Why typescript is not throwing error even if an unwanted property is present in the interface?

Consider the following code block

interface Store {
    loading: boolean;
}

interface StoreMethod {
    (s: Store): Store;
}

export const createStore: StoreMethod = (store) => {
    return { ...store, working: false };
}


export const loadStore: StoreMethod = (store) => {
    return { loading: true, working: false };
}

I am expecting typescript to throw an error because in the return object is supposed to be Store which does not have property working.
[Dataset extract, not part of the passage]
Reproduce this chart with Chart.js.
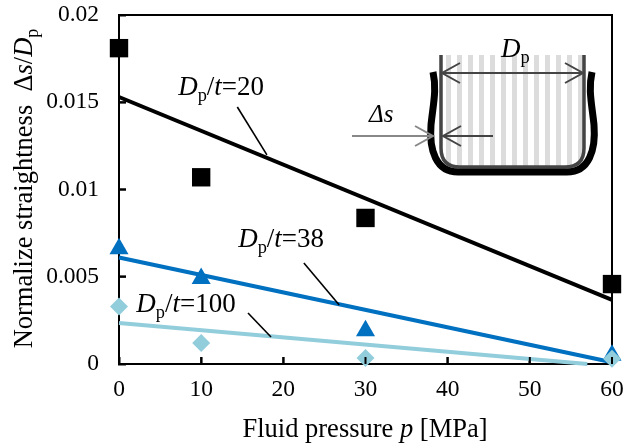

Am I missing something?

You can check the code in playground here.

Upvotes: 1

Views: 1043

Answers (1)

Trash Can
Trash Can

Reputation: 6814

You need to understand that typescript transpiles your code to plain javascript which has no concept of interfaces.

In typescript type A is compatible with type B if A has all of the properties that B does but A does not have to have the exact number of properties that B has, A has to at least have those properties that B does, aka, A could contain other properties which are not present in B. So this function

export const loadStore: StoreMethod = (store) => {
    return { loading: true, working: false };
}

The returned object clearly has a propert called loading which satifies the contract your Store imposes, so the returned object is considered compatible to Store, if you remove the loading property from the returned object, typescript will complain.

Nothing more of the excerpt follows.